None of the tables here offer an AC power outlet. Thus you're at the mercy of your laptop's battery, which of course drains a little quicker when you're using its Wi-Fi adapter.

So what can you do if your device's low-power warning starts flashing? You could walk across the third floor to the southern half of the equally elegant Rose Main Reading Room, where all of the desks offer AC outlets. The room is covered by Wi-Fi and some of the desks also offer working Ethernet jacks for wired Internet access. Unfortunately, both the wired and wireless Internet access were down when I attempted to use them Tuesday afternoon.

From there you could have walked downstairs to the DeWitt Wallace Periodicals Room, another excellent working space also covered by Wi-Fi, but there are no AC outlets there either.

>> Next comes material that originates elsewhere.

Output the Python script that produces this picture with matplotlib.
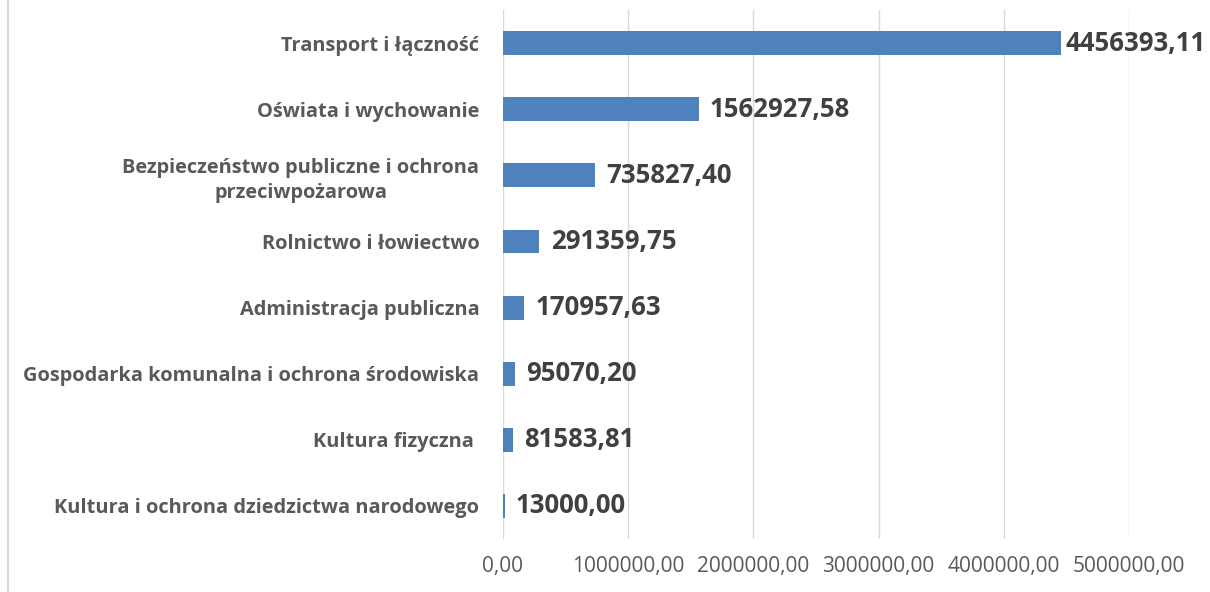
import matplotlib.pyplot as plt
from matplotlib.lines import Line2D

categories = [
    'Transport i łączność',
    'Oświata i wychowanie',
    'Bezpieczeństwo publiczne i ochrona\nprzeciwpożarowa',
    'Rolnictwo i łowiectwo',
    'Administracja publiczna',
    'Gospodarka komunalna i ochrona środowiska',
    'Kultura fizyczna ',
    'Kultura i ochrona dziedzictwa narodowego',
]
values = [4456393.11, 1562927.58, 735827.40, 291359.75, 170957.63, 95070.20, 81583.81, 13000.00]
xticks = [0, 1000000, 2000000, 3000000, 4000000, 5000000]

def pl(v):
    return f'{v:.2f}'.replace('.', ',')

plt.rcParams['font.family'] = ['Open Sans', 'DejaVu Sans']

fig = plt.figure(figsize=(12.1, 5.92), dpi=100)
ax = fig.add_axes([0.4157, 0.0895, 0.933 - 0.4157, 0.983 - 0.0895])

y = list(range(len(categories)))
ax.barh(y, values, height=0.36, color='#4f81bd', zorder=3)
ax.set_ylim(len(categories) - 0.5, -0.5)
ax.set_xlim(0, 5000000)

ax.set_yticks(y)
ax.set_yticklabels(categories, fontsize=14.4, fontweight='bold', color='#595959',
                   multialignment='center', linespacing=1.35)
ax.set_xticks(xticks)
ax.set_xticklabels([pl(t) for t in xticks], fontsize=15, color='#595959')
ax.tick_params(axis='y', length=0, pad=17)
ax.tick_params(axis='x', length=0, pad=12)

ax.grid(axis='x', color='#d9d9d9', linewidth=1, zorder=0)
for s in ax.spines.values():
    s.set_visible(False)

for yi, v in zip(y, values):
    off = 3 if yi == 0 else 8
    ax.annotate(pl(v), (v, yi), xytext=(off, 0), textcoords='offset points',
                va='center', ha='left', fontsize=18.5, fontweight='bold', color='#404040',
                annotation_clip=False)

fig.add_artist(Line2D([8 / 1210, 8 / 1210], [0, 1], color='#d9d9d9', linewidth=1.5,
                      transform=fig.transFigure))

fig.savefig('out.png', dpi=100)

Kudos to the Fifth Ave. NYPL building for providing free public Internet access in an area where hotels and convention centers charge steep fees for the same. However, sometimes less is more.

Many of the smaller NYPL branches offer free Wi-Fi and dinky tables for laptop use--but they provide AC power strips, thus making them more useful, albeit less comfortable, than the august Wi-Fi Reading Room.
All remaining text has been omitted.